Many foreigners coming to visit Norway get a little surprised, or shocked is probably the best word, when realising the price of things in this country. From transportation to food in restaurants, everything except maybe for smoked salmon is more expensive in Norway than most Western countries. The kroners (NOK), Norway’s currency, confuse you at first and then when you convert it to euros or dollars it’s like “Whhaatt? That was the price of a single beer? Not the whole pack?”. Yes Norway is damn expensive. There are a few tips to get around it and have a cheaper stay in Norway. And remember, looking at the country’s many beautiful sceneries is always free (if you manage to get there in the first place).
1. To drink cheaply, I suggest to all of those who want to live or travel in Norway on a budget to stop drinking alcohol. Your liver will be jolly, and your purse will be happy. A beer costs around 60 NOK in a bar out.
2. If you cannot live without alcohol you can try to make it yourself, learning from locals living in the countryside of Northern Norway. The risk here is 1- jail, 2- getting blind and/or 3- dying from the explosion in the learning process.
3. Another alternative to drinking cheaply is to travel only on Norway’s border with Sweden or even move there. You will be able to cross the border as often as necessary to get your authorized quota of alcohol (which, by the way, was just raised to 6 bottles of wine instead of 4!). Depending on your level of alcoholism you can also decide to live in the boat between Denmark and Norway where you will travel with fellow drinkers from Norway.
4. Get train tickets a little in advance, it is called Minipris and can go as low as 199 NOK to go as far as you like. It used to be that price but now the minimum seems to be 249 NOK. Still, for a trip lasting 17 hours or more it’s worth it. For a train ride all over Europe Interrail passes are always an option.
5. Challenge yourself by going on a trip such as cycling from Bergen to the North Cape or hitch hiking accross Norway. I met people doing such things while traveling around the country. One of them was cycling from North Cape to Brittany in one month and slept in barns and old farms in villages (she asked every evening where she could sleep). It is tiring but definitely cheap!
6. Couchsurfing involves maybe having to sleep on a smelly couch in a flat full of strange people, or maybe meeting amazing people who will feed and entertain and host you for free. In any case it is mostly a great experience to learn to meet people who live in the country. Couchsurfing is a platform where people become members (also for free) and host travelers and/or sleep at peoples’ houses around the world. Be aware that many people, seeing the crazy prices of hotels in Norway, become instant members on CS. But CS is not only to get a free bed it is about the exchange and the experience so if your only aim is to Norway is to spare some cash you won’t find many people to host you. The key is to spend some time writing requests to get locals to open their house to you (and host people yourself in your home country).

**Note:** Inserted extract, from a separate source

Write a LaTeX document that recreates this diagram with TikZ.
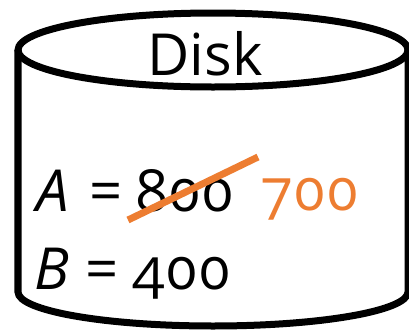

7. Camping will lead to some costs such as buying a tent. However the costs stop there, because while staying one night in a hotel can be very expensive, it is legal in Norway to camp in any forest (except those which are privately owned). You can drink in rivers and also swim in them instead of taking showers. You will smell a little after a while, which isn’t so good for social life. But this post is about traveling on a budget, not finding a friend or your soulmate. Note that the latter usually involves a small investment in soap and hygiene facilities.
8. Wwoofing is a system where you work in a farm and in exchange you will get food and a place to sleep. This costs nothing but your time and will lead you to stay in mostly very beautiful areas of remote Norway.

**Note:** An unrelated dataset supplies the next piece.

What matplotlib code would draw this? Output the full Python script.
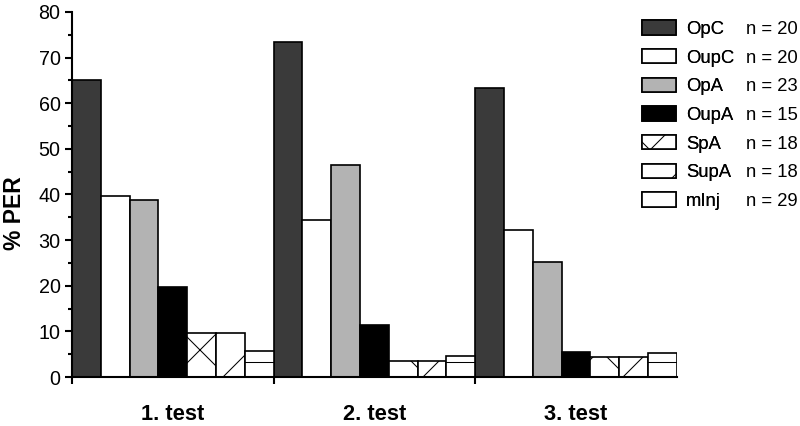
import matplotlib.pyplot as plt
import numpy as np

# grupos e series
testes = ["1. test", "2. test", "3. test"]
grupos = ["OpC", "OupC", "OpA", "OupA", "SpA", "SupA", "mInj"]
n_animais = [20, 20, 23, 15, 18, 18, 29]

# % PER de cada grupo em cada teste
per_opc = [65, 73.5, 63.3]
per_oupc = [39.7, 34.5, 32.3]
per_opa = [38.7, 46.5, 25.3]
per_oupa = [19.8, 11.5, 5.4]
per_spa = [9.7, 3.6, 4.3]
per_supa = [9.7, 3.6, 4.3]
per_minj = [5.7, 4.5, 5.3]

valores = [per_opc, per_oupc, per_opa, per_oupa, per_spa, per_supa, per_minj]

# estilo de cada barra: cor e hachura
cores = ["#3a3a3a", "white", "#b3b3b3", "black", "white", "white", "white"]
hachuras = [None, None, None, None, "x", "/", "-"]

plt.rcParams["font.family"] = ["Liberation Sans", "DejaVu Sans"]
plt.rcParams["hatch.linewidth"] = 0.5

fig = plt.figure(figsize=(800 / 150, 426 / 150), dpi=150)
ax = fig.add_axes([0.09, 0.115, 0.756, 0.857])

largura = 1 / len(grupos)
x = np.arange(len(testes))
barras = []
for i, nome in enumerate(grupos):
    b = ax.bar(x + i * largura, valores[i], width=largura, align="edge",
               color=cores[i], edgecolor="black", linewidth=0.8,
               hatch=hachuras[i], label=nome)
    barras.append(b)

ax.set_xlim(0, len(testes))
ax.set_ylim(0, 80)

# eixos so a esquerda e embaixo
ax.spines["top"].set_visible(False)
ax.spines["right"].set_visible(False)
ax.spines["left"].set_linewidth(1.0)
ax.spines["bottom"].set_linewidth(1.0)

ax.set_yticks(np.arange(0, 81, 10))
ax.set_yticks(np.arange(5, 80, 10), minor=True)
ax.tick_params(axis="y", which="major", length=3.5, width=1.0, labelsize=9.5, pad=2)
ax.tick_params(axis="y", which="minor", length=2, width=1.0)

# ticks nos limites dos grupos e nomes dos testes no meio
ax.set_xticks(x)
ax.set_xticklabels([])
ax.set_xticks(x + 0.5, minor=True)
ax.set_xticklabels(testes, minor=True, fontsize=10.5, fontweight="bold")
ax.tick_params(axis="x", which="major", length=3.5, width=1.0)
ax.tick_params(axis="x", which="minor", length=0, pad=13)

ax.set_ylabel("% PER", fontsize=11, fontweight="bold")
ax.yaxis.set_label_coords(-0.076, 0.45)

# legenda com nomes dos grupos
leg = fig.legend(handles=barras, labels=grupos, loc="upper left",
                 bbox_to_anchor=(0.802, 0.952), frameon=False, fontsize=8.9,
                 handlelength=1.84, handleheight=0.8, handletextpad=0.55,
                 labelspacing=0.6, borderpad=0, borderaxespad=0)

# segunda coluna com o n de cada grupo
rotulos_n = [f"n = {n}" for n in n_animais]
vazios = [plt.Rectangle((0, 0), 0, 0, visible=False) for _ in n_animais]
fig.legend(handles=vazios, labels=rotulos_n, loc="upper left",
           bbox_to_anchor=(0.933, 0.952), frameon=False, fontsize=8.9,
           handlelength=0, handleheight=0.8, handletextpad=0,
           labelspacing=0.6, borderpad=0, borderaxespad=0)
fig.add_artist(leg)

fig.savefig("out.png", dpi=150)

9. To eat cheaply, the main option is to buy food in supermarkets. Do not go out in restaurants, your budget will melt faster than snow. There are a few restaurants which are cheap, such as Asian restaurants in Grønland in Oslo where a meal will cost around 80 NOK.
10. A trip to Norway can be a great opportunity to start a new diet based on knekkebrød and mild cheese. And muesli and berries. If you are hiking across Norway you will have access to all sorts of wild fruits: blueberries, blackberries, Strawberries, multer and rasberries which are also, by the way, very good for your health, and are also free if you are the one to pick them. Fishing yourself from lakes and rivers can also be a way to eat for little money. Potatoes usually cost nothing as well as cabbage (local products). There you go, a meal full of calories to continue your trip!
If you are looking for a little more serious, you can go on the official link of Visit Norway with their page on traveling on a budget. Also remember to bring clothes for all sorts of weather because in Norway you never know what is coming your way: sun, wind, snow or rain. Checking Norway’s weather forecast website can be an option and also the Trekking Association which will have good tips on where to go at what time of the year. If you want to read more about traveling in Norwegian cottages in the middle of nowhere there is more here.
Finally, if you are on a very tight budget I suggest you go somewhere else than Norway. It is, after all, an expensive destination so you might want to wait until you have a bigger budget to come here. Tents and berry picking will take you so far, especially if it rains every day and the moose eats the roof of your tent. If your host on CS is a sexual predator and the farmers in the wwoofing place give you rotten food to eat (this is a true story of one wwoofing farm in Norway). But if you are full of courage and still want to come over to this beautiful country, all I can say is welcome and god tur!